Gotta run! Good diary. It's a start. Let's take it up a notch.


Word. (2.00 / 5)
Drug abuse deaths do not begin to make a scratch on drug-crime deaths.

The problems drug laws are meant to solve are made incredibly worse by those same drug laws.

I doubt there would be any measurable uptick in harm due to drug use if it was all legal and regulated, and the whole Prohibition Era crime wave and related gun violence would be gone (no money to buy guns with, no criminal syndicates to use them).

It really is such an overwhelmingly stupid part of the whole gun issue: that we would talk about guns without talking about the incredible damage done by all forms of drug laws.
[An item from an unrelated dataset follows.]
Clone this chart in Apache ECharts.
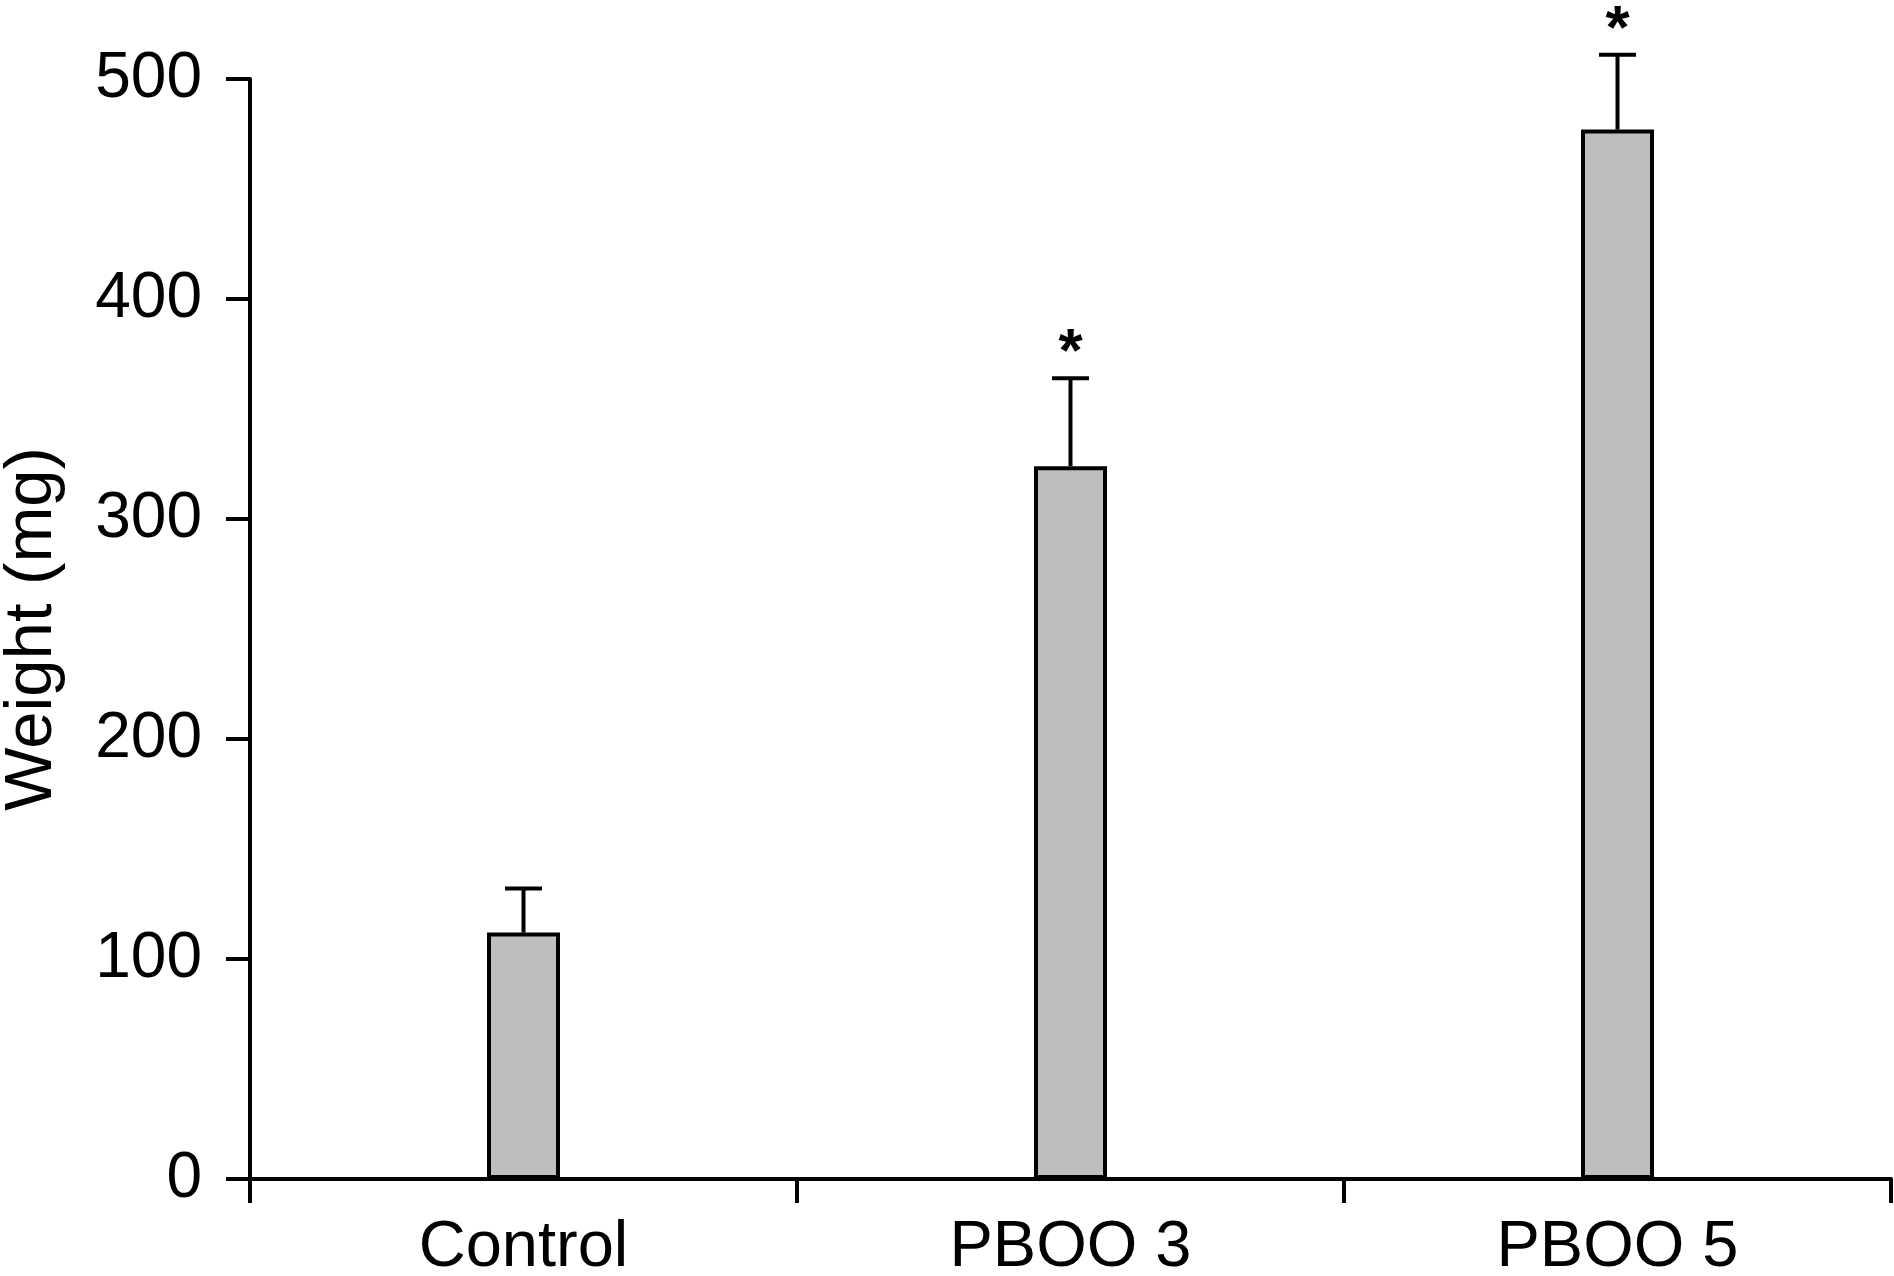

There isn't anything we can do with trillions in gun training and regulation what would save more lives than not spending trillions on drug laws.

Get rid of drug laws, sell and regulate almost all of them, save trillions of dollars, massively reduce gun deaths, produce trillions in tax revenue.

d-freaking-uh

John Askren - "Never get into a pissing match with a skunk."


[ Parent ]
if this is inappropriate for this diary i will write one of my own (2.00 / 3)
YES!  what a great President! photo Screen-Shot-2013-02-02-at-121510-PM_zpsd0af6bd2.jpg

my opinion:

1. it is not photoshopped
2. the glasses are skeet shooting glasses, make it easier to see the target by blocking out the light that would obscure it
3. it's a smack in the face to the NRA
4. wow, what great form
5. likely a low skeet tower or a hand operated launcher
6. yes, the trees are green at camp david even in august
7. these are not the guns the President is trying to regulate

any thoughts?

Does the morgue wagon come with the job?


From satellite pics it seems that the range has a raised shooting area (2.00 / 1)

It isn't a "rigged" photo at all, for any number of reasons. The first being that it would be harder and riskier to fake a pic than to just have him shoot a gun at an actual skeet. Faking it - other than being an insane idea - would just be stupid when in five minutes he could actually do it.

I have listened to Skeeters as much as I am going to, so I didn't know they were questioning the foliage now. Good lord, it's August. That's what August looks like.

John Askren - "Never get into a pissing match with a skunk."


[ Parent ]
i understand (2.00 / 1)
we just have differing opinions regarding the use of guns.  i do not advocate military style guns, i do not have a problem with long guns, or even handguns.  i do believe in MORE training for handgun purchasers (before and after the purchase) better and more stringent background checks, insurance, smaller ammo clips, and lots of other controls that would make it less likely for the people who should not have guns to get them.

also, i think parents who have guns should be required to have them in absolute security.  not just a gun safe, something harder to get into.  also, any parent who leaves a gun where a child can get to it should be severely dealt with, particularly monetarily, prison time wouldn't bother me either.

we're not as far apart as you may think.  my m.d. (i do have one of them too) states, first do no harm.  i did no harm, i'm sure of it.  

Does the morgue wagon come with the job?


most deaths are from handguns (0.00 / 0)
if we want to curb gun violence those are the guns that cause the most harm.  

[ Parent ]
that is in response to Irish Patty (2.00 / 2)
sorry, i'm having hand stiffness problems so things don't always show up where they should due to my inability to press the proper buttons.  i THINK i have pressed the proper reply button, but obviously i haven't pressed it so it actually engaged.  


Does the morgue wagon come with the job?

That happens all the time with last posts. :~) (2.00 / 1)
I do it constantly, hit "Post A Comment" instead of reply. It's a twitch response. ;~)

John Askren - "Never get into a pissing match with a skunk."